Chondromalacia is a term used to describe damage (typically softening) of the articular cartilage on the underside of the kneecap. There are a variety of causes of this injury. In young people, it is most likely due to an acute injury such as a fall, overuse, problems with knee alignment, or even muscle weakness.

In older people, this injury may be caused by simple wear and tear and arthritis.

The underside of the kneecap, and the top of the thigh bone (femur) are both covered with a smooth and slippery (articular) cartiledge that allows these two bones to slide easily over one another when the knee flexes. If this cartiledge is damaged, the surface becomes rough and gets irritated with movement. Damage can be minor or severe, and may result in varying degrees of pain.

Symptoms of Chondromalacia
The most common symptom of chondromalacia is a dull pain under or around the kneecap that increases while walking down stairs. There may also be pain with stair climbing or getting out of a chair, etc. This injury is common in runners, skiers, cyclists, and soccer players.
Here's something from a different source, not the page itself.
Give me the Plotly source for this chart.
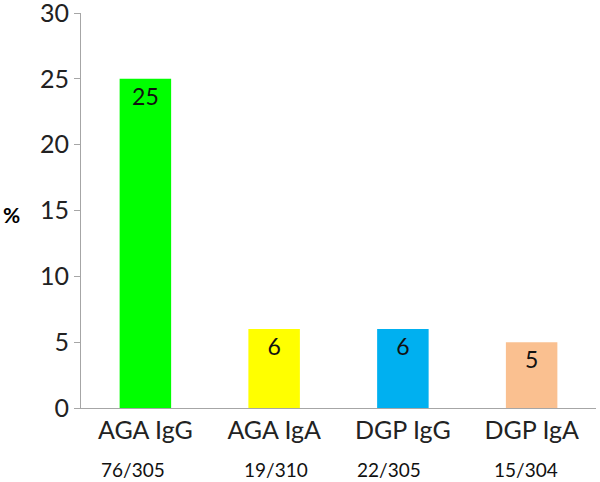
import plotly.graph_objects as go

categories = ["AGA IgG", "AGA IgA", "DGP IgG", "DGP IgA"]
percent = [25, 6, 6, 5]
counts = ["76/305", "19/310", "22/305", "15/304"]
colors = ["#00FF00", "#FFFF00", "#00B0F0", "#FAC090"]
ytick_vals = [0, 5, 10, 15, 20, 25, 30]

# the counts are not quite centred under the bars in the original
count_shift = [-12, 2, -14, -6]

fig = go.Figure(go.Bar(
    x=categories, y=percent,
    text=[str(v) for v in percent],
    textposition="inside", insidetextanchor="end",
    textfont=dict(family="Lato", size=23, color="#111111"),
    marker=dict(color=colors, line=dict(width=0)),
    width=0.4,
))

for cat, c, dx in zip(categories, counts, count_shift):
    fig.add_annotation(x=cat, y=-0.155, xref="x", yref="paper", text=c,
                       showarrow=False, yanchor="middle", xshift=dx,
                       font=dict(family="Lato", size=19, color="#111111"))

fig.add_annotation(x=-0.155, y=0.489, xref="paper", yref="paper", text="<b>%</b>",
                   showarrow=False, font=dict(family="Lato", size=21, color="#000000"))

fig.update_layout(
    width=600, height=482,
    margin=dict(l=81, r=4, t=13, b=74),
    plot_bgcolor="white", paper_bgcolor="white",
    showlegend=False,
    font=dict(family="Lato", color="#222222"),
)
fig.update_xaxes(showline=True, linecolor="#A6A6A6", linewidth=1, ticks="",
                 tickfont=dict(size=25), showgrid=False, automargin=False)
fig.update_yaxes(range=[0, 30], tickmode="array", tickvals=ytick_vals,
                 showline=True, linecolor="#A6A6A6",
                 linewidth=1, ticks="outside", ticklen=6, tickcolor="#A6A6A6",
                 tickfont=dict(size=25), showgrid=False, zeroline=False,
                 automargin=False, ticklabeloverflow="allow")

# drop the default 8px body margin so the figure fills the window
fig.write_html("out.html", config={"displayModeBar": False},
               post_script="document.body.style.margin='0';")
The best treatment for chondromalacia is low-impact exercise that strengthen muscles (particularly the inner part of the quadriceps ) and decreasing any jumping or impact. Swimming, stationary bicycle, and cross-country skiing are good ways to strengthen the joint without impact. It's helpful to avoid any activity that requires the knee to flex more than 90 degrees.

Finally, arthroscopic surgery may be used to smooth the surface of the articular cartilage and clean out cartilage fragments that cause the joint to catch during bending and straightening. This determination can only be made by a proper evaluation and diagnosis, so always see your doctor for knee pain that lasts more than two weeks.